How a Masked Merkley Boosted Sales for a Local Boutique

US Senator Jeff Merkely on the Senate floor.
Image: Courtesy Jeff Merkley
As you already know, while we were all inside, the traditional retail model fell off a cliff. At the same time, northwest boutique Folly hit a milestone twelfth year in business. And because the boutique was birthed during the Great Recession of 2008, owner/designer Sarah Bibb knows how to get scrappy and survive.
“I hate the word pivot. You know why? Because as a small business we're always pivoting. I've been pivoting since I opened my doors. Because that is the way to succeed,” she says. “I think what separates true entrepreneurs from people that open businesses but don't stick around is you have to constantly be changing and growing and shifting. Because the neighborhood has changed, social media has, the medium has. Retail has gone through major transformations since 2008 when I opened, so I feel like I'm always pivoting.”
In the case of COVID-19, the biggest instant move was to making masks. Specifically, four-layer, quilting cotton masks with a comfy face design for $30. Bibb’s dedicated fan base took note and started buying them up, allowing her to keep her business afloat selling masks faster than Folly could make them. One of those mask shoppers? Oregon’s own US Senator, Jeff Merkley.
One of Sen. Merkley’s aides got in touch with Bibb about getting some masks with patterns that paid homage to Oregon. The only hitch was they needed them in 36 hours before the senator was off to Washington. Bibb and her head seamstress, Ying Liang, got to work.
“We scrambled through everything we had. Ying went through her stash. I put out like three different emergency texts that night, ‘Do you have any Oregon-themed cotton fabric?!’” she laughs about how she came across the forest print by PNW brand Cascadian Craft. “One person got back to me and I went that night to Vancouver for it and that was the mask [Merkley] ended up wearing … He tagged us in the photos which was great. The selfie on the Senate floor just made my day. You know my store is so small and people that know me love me, but my reach is not super wide, so really I got a lot of sales from him wearing it.”
Bibb says Folly has shipped masks from online sales all over the country with orders going to Alaska, New York, Florida, and even Tokyo. And as we are in the early phases of reopening, she notes she is thrilled Gov. Kate Brown has mandated masks for all indoor public spaces as of June 24.
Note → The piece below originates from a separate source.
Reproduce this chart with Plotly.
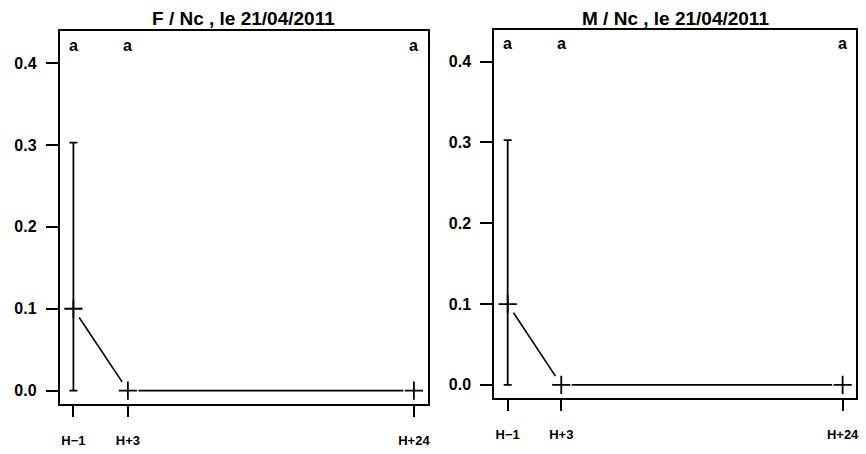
import math
import plotly.graph_objects as go

# ---- data ----
hours = [-1, 3, 24]
hour_labels = ["H\u22121", "H+3", "H+24"]
y_ticks = [0.0, 0.1, 0.2, 0.3, 0.4]
y_tick_labels = ["0.0", "0.1", "0.2", "0.3", "0.4"]

f_title = "F / Nc , le 21/04/2011"
f_means = [0.1, 0.0, 0.0]
f_err_plus = [0.203, 0.0, 0.0]
f_err_minus = [0.1, 0.0, 0.0]
f_letters = ["a", "a", "a"]

m_title = "M / Nc , le 21/04/2011"
m_means = [0.1, 0.0, 0.0]
m_err_plus = [0.203, 0.0, 0.0]
m_err_minus = [0.1, 0.0, 0.0]
m_letters = ["a", "a", "a"]

# ---- layout constants ----
W, H = 866, 454
XR = [-2, 25]
YR = [-0.0163, 0.4392]
LETTER_Y = 0.422
GAP = 10.5  # px gap around points (type = "b")
SANS = "Liberation Sans, Arial, Helvetica, sans-serif"

panels = [
    dict(title=f_title, means=f_means, ep=f_err_plus, em=f_err_minus, letters=f_letters,
         box=(60, 429, 31, 404)),
    dict(title=m_title, means=m_means, ep=m_err_plus, em=m_err_minus, letters=m_letters,
         box=(496, 859, 30, 398)),
]

fig = go.Figure()

for i, p in enumerate(panels):
    x0, x1, top, bot = p["box"]
    xa = "x" if i == 0 else "x2"
    ya = "y" if i == 0 else "y2"
    xkey = "xaxis" if i == 0 else "xaxis2"
    ykey = "yaxis" if i == 0 else "yaxis2"
    kx = (x1 - x0) / (XR[1] - XR[0])
    ky = (bot - top) / (YR[1] - YR[0])

    # gapped connecting segments (R type = "b")
    sx, sy = [], []
    for j in range(len(hours) - 1):
        ax_, ay_ = hours[j], p["means"][j]
        bx_, by_ = hours[j + 1], p["means"][j + 1]
        dx = (bx_ - ax_) * kx
        dy = (by_ - ay_) * ky
        L = math.hypot(dx, dy)
        if L <= 2 * GAP:
            continue
        f = GAP / L
        sx += [ax_ + (bx_ - ax_) * f, bx_ - (bx_ - ax_) * f, None]
        sy += [ay_ + (by_ - ay_) * f, by_ - (by_ - ay_) * f, None]
    fig.add_trace(go.Scatter(x=sx, y=sy, mode="lines", xaxis=xa, yaxis=ya,
                             line=dict(color="black", width=1.6), showlegend=False,
                             hoverinfo="skip"))

    # error bars (only where non-zero)
    ex = [h for h, a, b in zip(hours, p["ep"], p["em"]) if a or b]
    ey = [m for m, a, b in zip(p["means"], p["ep"], p["em"]) if a or b]
    eplus = [a for a, b in zip(p["ep"], p["em"]) if a or b]
    eminus = [b for a, b in zip(p["ep"], p["em"]) if a or b]
    fig.add_trace(go.Scatter(x=ex, y=ey, mode="markers", xaxis=xa, yaxis=ya,
                             marker=dict(size=1, color="rgba(0,0,0,0)"),
                             error_y=dict(type="data", array=eplus, arrayminus=eminus,
                                          symmetric=False, color="black",
                                          thickness=1.8, width=4),
                             showlegend=False, hoverinfo="skip"))

    # points
    fig.add_trace(go.Scatter(x=hours, y=p["means"], mode="markers", xaxis=xa, yaxis=ya,
                             marker=dict(symbol="cross-thin", size=13,
                                         line=dict(color="black", width=1.8)),
                             showlegend=False))

    # letters
    for h, t in zip(hours, p["letters"]):
        fig.add_annotation(x=h, y=LETTER_Y, xref=xa, yref=ya, text=t, showarrow=False,
                           xanchor="center", yanchor="middle",
                           font=dict(family=SANS, size=16, color="black", weight="bold"))

    # title
    fig.add_annotation(x=(x0 + x1) / 2 / W, y=(H - 19) / H, xref="paper", yref="paper",
                       text=p["title"], showarrow=False, xanchor="center", yanchor="middle",
                       font=dict(family=SANS, size=19, color="black", weight="bold"))

    fig.layout[xkey] = dict(domain=[x0 / W, x1 / W], range=XR, anchor=ya,
                            tickmode="array", tickvals=hours, ticktext=hour_labels,
                            ticks="outside", ticklen=11, tickwidth=1.8, tickcolor="black",
                            showline=True, linecolor="black", linewidth=2, mirror=True,
                            showgrid=False, zeroline=False, ticklabelstandoff=12,
                            tickfont=dict(family=SANS, size=13, color="black", weight="bold"))
    fig.layout[ykey] = dict(domain=[(H - bot) / H, (H - top) / H], range=YR, anchor=xa,
                            tickmode="array", tickvals=y_ticks, ticktext=y_tick_labels,
                            ticks="outside", ticklen=12, tickwidth=1.8, tickcolor="black",
                            showline=True, linecolor="black", linewidth=2, mirror=True,
                            showgrid=False, zeroline=False, ticklabelstandoff=6,
                            tickfont=dict(family=SANS, size=16, color="black", weight="bold"))

fig.update_layout(width=W, height=H, margin=dict(l=0, r=0, t=0, b=0),
                  paper_bgcolor="white", plot_bgcolor="white", showlegend=False)

fig.write_html("out.html", config={"displayModeBar": False},
               post_script="document.body.style.margin='0';document.body.style.overflow='hidden';")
“I’m very, very pleased Governor Brown did this because it takes it off of the business owner to do. That's actually very supportive of businesses in Portland,” Bibb adds. “Part of being at that level is they're so used to and buffered from, people hating them. But for small businesses, to say to someone's face in person ‘You can’t come in without a mask on’ is not that comfortable. So I think that's really helpful to have it mandated. It keeps it really clear that it's not your choice, it's being done by the state, and then they can be angry at the state, that's fine.”